I used the first data point combined with my purpose, passion, and mission to synthesize and simplify the “what”: New Markets. Essentially this is where I focus in my consulting and advisory services to catalyze growth for organizations. Then I incorporated the second data point of Latin roots to “New Markets” to come up with “Novo”=New in Latin and “Mercatus”= Markets in Latin. From a visual branding identity I decided to bring the two together. Looking back I really would have preferred to have more time especially to test in market with at least my network. I only say this because it seems I find myself having to explain what NovoMercatus stands for most of the time. I also did not have much time to dedicate in marketing the naming as a brand and to fully build the storytelling around it. Nonetheless, as the founder I feel connected to the brand identity and when working with clients in Latin America or who speak Spanish or Portuguese, no explanation is needed. That gives me some validation in the naming to make up for the lack of research on the front end.

As always, we appreciate you sharing your insights and we’ve got a few more questions for you, but before we get to all of that can you take a minute to introduce yourself and give our readers some of your back background and context?
I am a Global customer-centric and business growth marketing executive with 20+ years of experience. Leading business and cultural transformations, turnarounds, market-entry, and integrated marketing strategies. Skilled in aligning mission-focused objectives with commercial media tactics, maximizing impact for Fortune 500 companies and start-ups across retail, CPG, financial services, health & wellness, and entertainment sectors. Excel in aligning brand initiatives with social impact to foster engagement and accelerate growth across diverse cultures. deeply committed to making a meaningful, lasting impact on communities and improving lives through strategic, purpose-led marketing. Bilingual in English and Spanish and fully fluent in Portuguese.
CORE COMPETENCIES
• Global Multicultural Marketing
• Customer-Centric Strategies
• Strategic vision
• Cultural Sensitivity
• Data Insights & Analytics
• Customer Experience
• Revenue & ROI Growth
• Brand Positioning
• Omnichannel & E-commerce
• Partnership & Alliances
• Agency management
• Change Leadership
• Product Development
• Financial Acumen
• Crisis management
We’d love to hear a story of resilience from your journey.

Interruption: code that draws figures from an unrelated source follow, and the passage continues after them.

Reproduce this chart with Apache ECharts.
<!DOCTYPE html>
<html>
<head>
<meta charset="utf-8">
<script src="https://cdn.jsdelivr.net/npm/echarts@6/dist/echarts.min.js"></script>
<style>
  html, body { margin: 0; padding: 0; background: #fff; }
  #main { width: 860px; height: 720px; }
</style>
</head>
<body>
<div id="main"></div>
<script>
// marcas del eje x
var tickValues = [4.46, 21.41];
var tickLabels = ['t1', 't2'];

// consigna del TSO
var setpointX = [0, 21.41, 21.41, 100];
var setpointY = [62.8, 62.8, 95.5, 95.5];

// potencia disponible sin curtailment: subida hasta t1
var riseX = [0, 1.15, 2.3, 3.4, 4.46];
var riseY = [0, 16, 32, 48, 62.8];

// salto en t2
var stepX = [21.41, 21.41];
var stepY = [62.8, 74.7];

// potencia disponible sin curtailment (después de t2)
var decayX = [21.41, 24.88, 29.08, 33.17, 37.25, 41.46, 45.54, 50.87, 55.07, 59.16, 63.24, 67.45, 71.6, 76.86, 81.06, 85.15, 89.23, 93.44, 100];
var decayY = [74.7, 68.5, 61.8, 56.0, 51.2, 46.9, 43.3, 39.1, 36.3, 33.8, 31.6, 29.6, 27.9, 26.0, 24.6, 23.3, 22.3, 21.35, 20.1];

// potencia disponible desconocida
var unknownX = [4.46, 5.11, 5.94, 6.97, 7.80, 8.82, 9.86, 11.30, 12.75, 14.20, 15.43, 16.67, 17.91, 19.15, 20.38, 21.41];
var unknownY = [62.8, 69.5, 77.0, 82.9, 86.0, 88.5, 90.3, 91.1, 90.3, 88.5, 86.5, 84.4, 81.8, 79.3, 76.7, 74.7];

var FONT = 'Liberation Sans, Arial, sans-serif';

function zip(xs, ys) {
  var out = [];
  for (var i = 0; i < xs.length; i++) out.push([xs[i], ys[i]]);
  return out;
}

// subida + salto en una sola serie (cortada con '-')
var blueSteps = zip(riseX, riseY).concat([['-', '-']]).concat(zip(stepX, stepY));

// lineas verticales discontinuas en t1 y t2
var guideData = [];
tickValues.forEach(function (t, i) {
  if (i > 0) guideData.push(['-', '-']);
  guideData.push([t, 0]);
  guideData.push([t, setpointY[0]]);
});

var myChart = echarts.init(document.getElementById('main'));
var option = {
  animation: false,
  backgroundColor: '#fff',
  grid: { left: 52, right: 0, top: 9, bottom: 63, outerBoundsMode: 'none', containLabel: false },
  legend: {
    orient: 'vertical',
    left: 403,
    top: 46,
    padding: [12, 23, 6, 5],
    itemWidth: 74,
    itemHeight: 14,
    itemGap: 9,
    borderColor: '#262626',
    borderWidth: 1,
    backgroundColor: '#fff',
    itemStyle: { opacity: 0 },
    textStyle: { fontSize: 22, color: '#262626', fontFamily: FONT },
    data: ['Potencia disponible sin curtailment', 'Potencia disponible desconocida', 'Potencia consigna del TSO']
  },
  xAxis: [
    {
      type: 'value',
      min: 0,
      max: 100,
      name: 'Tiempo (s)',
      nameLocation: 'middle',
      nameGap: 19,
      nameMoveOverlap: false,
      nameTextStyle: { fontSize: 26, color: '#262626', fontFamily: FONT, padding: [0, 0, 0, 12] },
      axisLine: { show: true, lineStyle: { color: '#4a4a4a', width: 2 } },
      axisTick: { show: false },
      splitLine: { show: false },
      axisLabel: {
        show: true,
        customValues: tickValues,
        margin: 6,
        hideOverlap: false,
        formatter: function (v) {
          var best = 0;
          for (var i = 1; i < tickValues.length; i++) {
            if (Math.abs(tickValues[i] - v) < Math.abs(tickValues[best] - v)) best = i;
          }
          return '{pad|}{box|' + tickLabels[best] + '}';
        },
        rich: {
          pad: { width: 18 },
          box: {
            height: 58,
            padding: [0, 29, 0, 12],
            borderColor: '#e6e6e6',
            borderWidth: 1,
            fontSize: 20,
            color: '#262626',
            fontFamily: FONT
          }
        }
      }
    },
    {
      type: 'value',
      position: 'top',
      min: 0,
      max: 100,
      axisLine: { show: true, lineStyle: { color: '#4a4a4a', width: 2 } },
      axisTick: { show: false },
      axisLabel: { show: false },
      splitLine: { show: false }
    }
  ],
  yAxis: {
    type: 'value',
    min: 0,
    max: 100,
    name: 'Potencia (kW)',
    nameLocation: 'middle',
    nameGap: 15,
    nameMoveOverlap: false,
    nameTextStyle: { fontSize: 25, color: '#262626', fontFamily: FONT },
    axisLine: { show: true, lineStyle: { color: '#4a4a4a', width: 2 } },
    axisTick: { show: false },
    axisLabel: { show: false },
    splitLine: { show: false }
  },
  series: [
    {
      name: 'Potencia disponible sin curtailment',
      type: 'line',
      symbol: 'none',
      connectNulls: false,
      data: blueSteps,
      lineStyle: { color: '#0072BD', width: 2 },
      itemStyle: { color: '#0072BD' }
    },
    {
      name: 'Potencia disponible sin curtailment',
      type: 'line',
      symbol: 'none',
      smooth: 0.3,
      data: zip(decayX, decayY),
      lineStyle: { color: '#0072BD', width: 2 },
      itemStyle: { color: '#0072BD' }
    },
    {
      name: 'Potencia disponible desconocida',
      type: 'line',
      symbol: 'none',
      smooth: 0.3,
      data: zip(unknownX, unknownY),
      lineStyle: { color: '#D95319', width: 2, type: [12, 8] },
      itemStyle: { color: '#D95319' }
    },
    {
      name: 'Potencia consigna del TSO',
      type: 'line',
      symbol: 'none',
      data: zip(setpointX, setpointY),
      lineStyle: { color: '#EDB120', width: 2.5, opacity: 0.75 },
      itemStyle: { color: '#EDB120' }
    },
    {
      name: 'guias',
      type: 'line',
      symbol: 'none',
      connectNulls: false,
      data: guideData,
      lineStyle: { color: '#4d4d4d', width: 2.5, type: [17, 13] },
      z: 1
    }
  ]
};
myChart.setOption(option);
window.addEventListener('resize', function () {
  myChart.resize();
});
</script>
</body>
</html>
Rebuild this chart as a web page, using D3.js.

I originally started my business in Brazil as a personal need to pivot from corporate to have personal flexibility in raising my son. The demands of clients led me to expand and require a partner to bring in new skillsets and industry knowledge I didn’t have to expand into different areas such as supply chain and imports/exports. As my personal, and family needs as a working mother changed, I also had to change my approach and engagement with clients in order to provide for my family’s needs such as time and location. Having a business partner also allowed me to have this flexibility as I went in and out of corporate based on the requirements of clients who could not hire me as a consultant or advisor, but rather needed me to come in as an “in-house” employee. This also gave my business partner and me the ability to bring others in while I was on corporate assignment, which ultimately evolved our business model. Rather than being confined to consulting we were resilient in balancing consulting with corporate assignments for more of a hybrid approach that has provided us and our teams the ability to gain more experience in-house that benefited our consulting clients in the long run. Over the past 5 years, this has led us to develop a more “advisory” approach that also gives other prospect clients such as investment groups (private equity and/or venture capital) to gain from our expertise through ad-hoc calls for advice on investment scenarios versus full consulting engagements that require months at a time. We fortunately have evolved with the market conditions and needs. Our flexibility and resilience has in turn allowed us to deliver out of the box, unique solutions for our clients based on their needs for growth. Ultimately we were providing remote and interim services before they were even a coined term.